Un coup de cœur du Carnet
Philippe MARCZEWSKI, Blues pour trois tombes et un fantôme, Inculte, 2019, 232 p., 17.90 €, ISBN : 978-2-36084-018-2
Il est des livres qui détendent et donnent envie d’allonger les jambes sur le divan, et d’autres qui vous obligent à d’incessants aller-retours vers votre bibliothèque et votre collection de disques, qui vous font vérifier telle photographie ou tel détail cartographique sur Internet, et puis qui immanquablement vous tirent de chez vous, ne vous apaisent qu’une fois sur la route. Blues pour trois tombes et un fantôme est de ces livres-là : il se met en branle quand on l’ouvre, et continue de vivre quand on le pose, nous chuchotant à l’oreille des injonctions de promenades et de découvertes, existant de plus en plus en nous au fur et à mesure que l’on explore les pistes qu’il nous propose.
Philippe Marczewski nous embarque dans dix itinéraires en apparence erratiques à travers la ville de Liège et ses alentours. L’ouverture est d’une grande justesse : en voyage à Sheffield, l’auteur, perdu dans la laideur et les réminiscences musicales, prend conscience que « la carte de Liège s’est déposée sur Sheffield comme un calque ». C’est assez dire au lecteur que Liège, qui sera le cœur vibrant de tout l’ouvrage, est à prendre ici comme un symbole de toute ville, et que l’on va se perdre dans un labyrinthe qui est en chacun de nous, Liégeois ou non, car « on trimballe toujours sa ville avec soi ». Voilà le premier écueil évité avec une impeccable élégance et l’énergie d’un orchestre endiablé : celui du livre de Liégeois à Liégeois. Dans Blues pour trois tombes et un fantôme, Liège parvient à être à la fois un lieu exotique, et le territoire onirique que chacun cache au fond de lui.

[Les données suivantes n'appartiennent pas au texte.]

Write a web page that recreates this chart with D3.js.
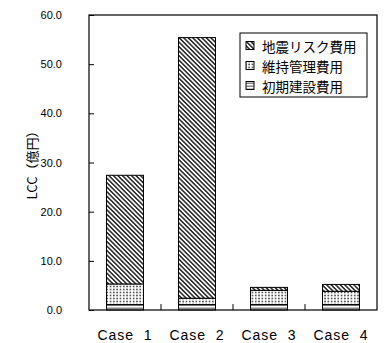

Dix itinéraires donc, au cours desquels l’auteur réveille les fantômes des jazzmen du passé et les jeux dans les bois de l’enfance, nous fait descendre la Meuse du sud au nord et arpenter les escaliers à dos de serpent, pénétrer le regard d’un photographe et l’atmosphère éthylique d’un bistro de quartier, craindre et espérer une crue mosane cataclysmique et une reprise du pouvoir de la nature. Chacune de ces promenades offre ses digressions historiques ou topologiques, on se prend à rêver sur la tombe de l’homme qui inventa l’Orient-Express, on voit Chet Baker griller une clope en écoutant ses partenaires, on apprend à cuisiner et à boire, on entend les langues multiples de cette ville-Babel, on distingue enfin les pendus des temps anciens, les héros et les victimes de la modernité, celle d’hier et d’aujourd’hui. C’est peu dire que chacune de ces dix balades s’interpénètrent en une longue et subtilement foutraque randonnée. Ce qui fait l’essence même du récit et de la narration est perturbé, pour le plus grand plaisir et la rêverie du lecteur : l’espace devient du temps, les pas du voyageur se glissent dans d’innombrables autres pas.
Reportage sur ce qu’est une ville, fondamentalement ; variation sur l’irrésistible nostalgie et son refus vigoureux – Blues pour trois tombes et un fantôme est un livre qui fait plus que dire quelque chose de Liège, il en est la métaphore, on retrouve dans sa structure et son style le reflet de son contenu, marque des grandes œuvres. Car si Philippe Marczewski nous parle du jazz, ce n’est pas uniquement parce que ça lui plaît, c’est aussi parce que c’est pour lui une des plus justes images pour décrire Liège ; et il se fait que c’est une des plus justes images dont je dispose pour décrire son livre, le jazz qui « est la musique de l’impermanence, des réalités mouvantes, des corps sans frontière définie ».
Chez Georges Simenon, on retrouve Liège dans toutes les villes. On retrouve toutes les villes dans Liège, grâce à Philippe Marczewski, et cela donne envie de voir loin, car « voir loin est un remède à la mélancolie ».